GIVEN TASK
Looking at the listing beneath, work out how many lines hold "image" and report only that figure.

COLLECTED MATERIAL
────────

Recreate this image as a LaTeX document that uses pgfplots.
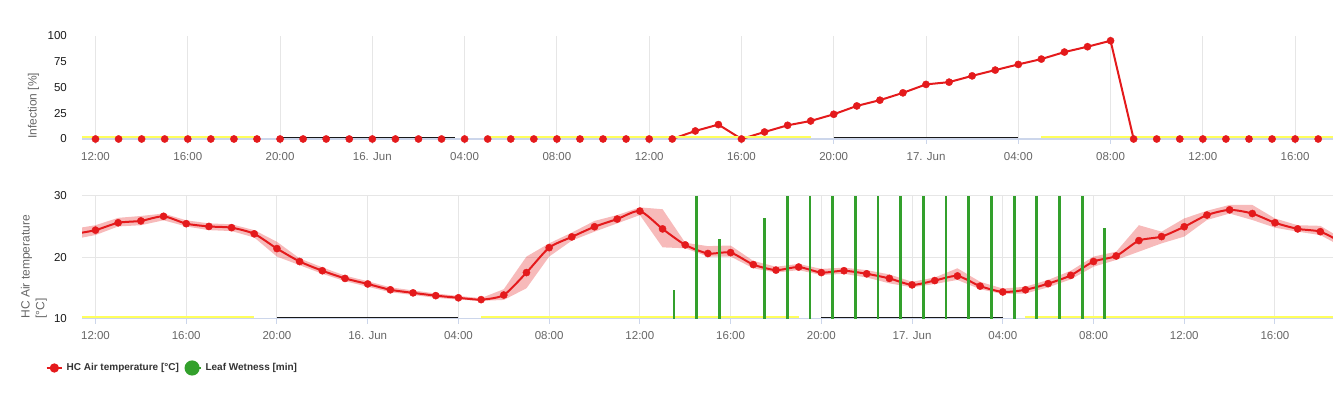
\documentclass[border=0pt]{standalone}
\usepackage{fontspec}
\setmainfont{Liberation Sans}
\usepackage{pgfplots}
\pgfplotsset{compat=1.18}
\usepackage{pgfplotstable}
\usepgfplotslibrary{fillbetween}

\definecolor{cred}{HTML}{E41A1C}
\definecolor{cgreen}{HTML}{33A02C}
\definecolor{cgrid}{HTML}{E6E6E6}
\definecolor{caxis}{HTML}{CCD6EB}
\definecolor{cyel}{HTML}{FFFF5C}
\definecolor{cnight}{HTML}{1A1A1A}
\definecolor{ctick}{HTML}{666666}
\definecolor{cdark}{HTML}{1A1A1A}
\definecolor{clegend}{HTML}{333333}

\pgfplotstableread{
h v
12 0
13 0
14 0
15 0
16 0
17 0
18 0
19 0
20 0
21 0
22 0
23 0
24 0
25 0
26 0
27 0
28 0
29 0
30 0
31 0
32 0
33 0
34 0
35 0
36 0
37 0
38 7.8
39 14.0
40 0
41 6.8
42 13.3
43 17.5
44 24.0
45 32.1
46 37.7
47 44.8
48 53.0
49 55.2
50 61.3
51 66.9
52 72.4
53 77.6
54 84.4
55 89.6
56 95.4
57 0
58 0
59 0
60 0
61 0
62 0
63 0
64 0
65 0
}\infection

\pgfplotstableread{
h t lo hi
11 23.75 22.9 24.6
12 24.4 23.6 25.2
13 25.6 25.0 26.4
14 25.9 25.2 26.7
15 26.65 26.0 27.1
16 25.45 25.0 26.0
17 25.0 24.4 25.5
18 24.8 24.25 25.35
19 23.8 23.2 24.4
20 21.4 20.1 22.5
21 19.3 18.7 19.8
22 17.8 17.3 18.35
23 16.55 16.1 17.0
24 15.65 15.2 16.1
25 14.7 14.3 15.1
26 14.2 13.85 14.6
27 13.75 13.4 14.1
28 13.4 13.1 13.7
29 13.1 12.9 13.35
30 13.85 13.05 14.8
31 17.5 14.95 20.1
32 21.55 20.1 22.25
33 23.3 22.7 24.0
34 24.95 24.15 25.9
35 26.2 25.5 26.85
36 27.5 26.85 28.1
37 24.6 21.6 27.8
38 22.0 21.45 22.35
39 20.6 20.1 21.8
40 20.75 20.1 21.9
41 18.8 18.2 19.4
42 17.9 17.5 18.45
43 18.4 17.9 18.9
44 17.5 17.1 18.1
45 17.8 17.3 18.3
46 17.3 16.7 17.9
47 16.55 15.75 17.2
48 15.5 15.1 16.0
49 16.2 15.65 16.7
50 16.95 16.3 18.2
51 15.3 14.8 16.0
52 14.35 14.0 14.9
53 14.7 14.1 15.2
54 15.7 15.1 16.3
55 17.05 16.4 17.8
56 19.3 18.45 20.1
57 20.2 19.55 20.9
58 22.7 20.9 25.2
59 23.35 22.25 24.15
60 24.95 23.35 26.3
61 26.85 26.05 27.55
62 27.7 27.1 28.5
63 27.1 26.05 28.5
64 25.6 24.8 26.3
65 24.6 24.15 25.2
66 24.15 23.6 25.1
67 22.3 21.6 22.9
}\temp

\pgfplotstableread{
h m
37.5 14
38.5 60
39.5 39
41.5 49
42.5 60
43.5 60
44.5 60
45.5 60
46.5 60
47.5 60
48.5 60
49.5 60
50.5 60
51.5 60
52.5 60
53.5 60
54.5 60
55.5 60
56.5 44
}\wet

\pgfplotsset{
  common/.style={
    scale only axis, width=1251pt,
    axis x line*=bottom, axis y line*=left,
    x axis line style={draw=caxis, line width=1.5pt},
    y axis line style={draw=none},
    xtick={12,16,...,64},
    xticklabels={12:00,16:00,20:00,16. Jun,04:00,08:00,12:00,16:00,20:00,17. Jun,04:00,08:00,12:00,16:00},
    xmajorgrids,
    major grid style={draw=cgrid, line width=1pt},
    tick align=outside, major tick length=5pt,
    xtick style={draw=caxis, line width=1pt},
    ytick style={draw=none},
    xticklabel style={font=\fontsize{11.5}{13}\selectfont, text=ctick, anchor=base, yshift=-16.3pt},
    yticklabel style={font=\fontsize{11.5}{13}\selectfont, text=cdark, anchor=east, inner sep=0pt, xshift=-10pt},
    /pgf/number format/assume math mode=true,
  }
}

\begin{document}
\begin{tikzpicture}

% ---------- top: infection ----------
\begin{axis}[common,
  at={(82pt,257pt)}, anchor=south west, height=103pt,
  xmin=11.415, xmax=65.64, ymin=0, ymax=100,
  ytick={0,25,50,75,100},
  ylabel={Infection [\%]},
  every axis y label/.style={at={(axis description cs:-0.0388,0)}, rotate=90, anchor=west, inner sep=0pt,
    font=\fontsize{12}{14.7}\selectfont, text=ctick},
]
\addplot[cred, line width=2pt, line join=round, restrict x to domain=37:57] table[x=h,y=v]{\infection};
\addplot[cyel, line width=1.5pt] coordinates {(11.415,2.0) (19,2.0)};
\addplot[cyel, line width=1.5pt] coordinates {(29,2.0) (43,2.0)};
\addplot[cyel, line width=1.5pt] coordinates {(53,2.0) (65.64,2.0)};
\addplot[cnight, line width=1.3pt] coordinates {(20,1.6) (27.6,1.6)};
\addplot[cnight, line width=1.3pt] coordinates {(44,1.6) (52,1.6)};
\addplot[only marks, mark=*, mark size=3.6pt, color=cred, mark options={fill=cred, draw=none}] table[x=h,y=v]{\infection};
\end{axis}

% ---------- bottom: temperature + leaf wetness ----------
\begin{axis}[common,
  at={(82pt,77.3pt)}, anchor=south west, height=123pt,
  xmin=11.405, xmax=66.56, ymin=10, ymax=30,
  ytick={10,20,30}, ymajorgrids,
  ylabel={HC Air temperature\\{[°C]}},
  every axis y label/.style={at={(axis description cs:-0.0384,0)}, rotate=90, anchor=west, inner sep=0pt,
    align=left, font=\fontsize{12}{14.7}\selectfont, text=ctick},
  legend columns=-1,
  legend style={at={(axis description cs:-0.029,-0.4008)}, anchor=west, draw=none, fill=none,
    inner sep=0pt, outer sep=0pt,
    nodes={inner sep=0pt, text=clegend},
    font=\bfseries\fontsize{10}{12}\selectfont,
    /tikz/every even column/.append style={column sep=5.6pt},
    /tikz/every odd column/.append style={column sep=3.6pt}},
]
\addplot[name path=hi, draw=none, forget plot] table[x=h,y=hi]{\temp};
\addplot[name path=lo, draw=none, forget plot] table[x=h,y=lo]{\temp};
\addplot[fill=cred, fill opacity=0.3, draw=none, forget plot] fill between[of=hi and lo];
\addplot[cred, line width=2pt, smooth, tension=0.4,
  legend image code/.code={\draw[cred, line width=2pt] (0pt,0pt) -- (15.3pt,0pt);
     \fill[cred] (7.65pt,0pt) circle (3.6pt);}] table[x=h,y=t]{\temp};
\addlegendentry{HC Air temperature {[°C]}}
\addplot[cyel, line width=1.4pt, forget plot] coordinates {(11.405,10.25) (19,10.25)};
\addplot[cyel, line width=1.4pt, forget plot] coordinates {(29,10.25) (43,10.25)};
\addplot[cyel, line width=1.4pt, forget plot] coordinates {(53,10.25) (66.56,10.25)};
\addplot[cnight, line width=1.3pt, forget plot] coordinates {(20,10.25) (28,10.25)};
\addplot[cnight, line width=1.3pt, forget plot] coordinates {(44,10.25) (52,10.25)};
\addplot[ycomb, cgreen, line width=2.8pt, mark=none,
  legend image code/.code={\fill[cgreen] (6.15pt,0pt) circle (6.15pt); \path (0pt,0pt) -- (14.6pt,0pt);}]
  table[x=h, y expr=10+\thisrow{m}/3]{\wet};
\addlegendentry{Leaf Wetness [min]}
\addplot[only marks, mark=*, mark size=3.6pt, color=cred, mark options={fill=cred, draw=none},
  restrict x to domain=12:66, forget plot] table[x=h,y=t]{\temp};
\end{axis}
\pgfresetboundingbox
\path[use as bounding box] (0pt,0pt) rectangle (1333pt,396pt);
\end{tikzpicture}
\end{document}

────────

TASK SOLUTION
3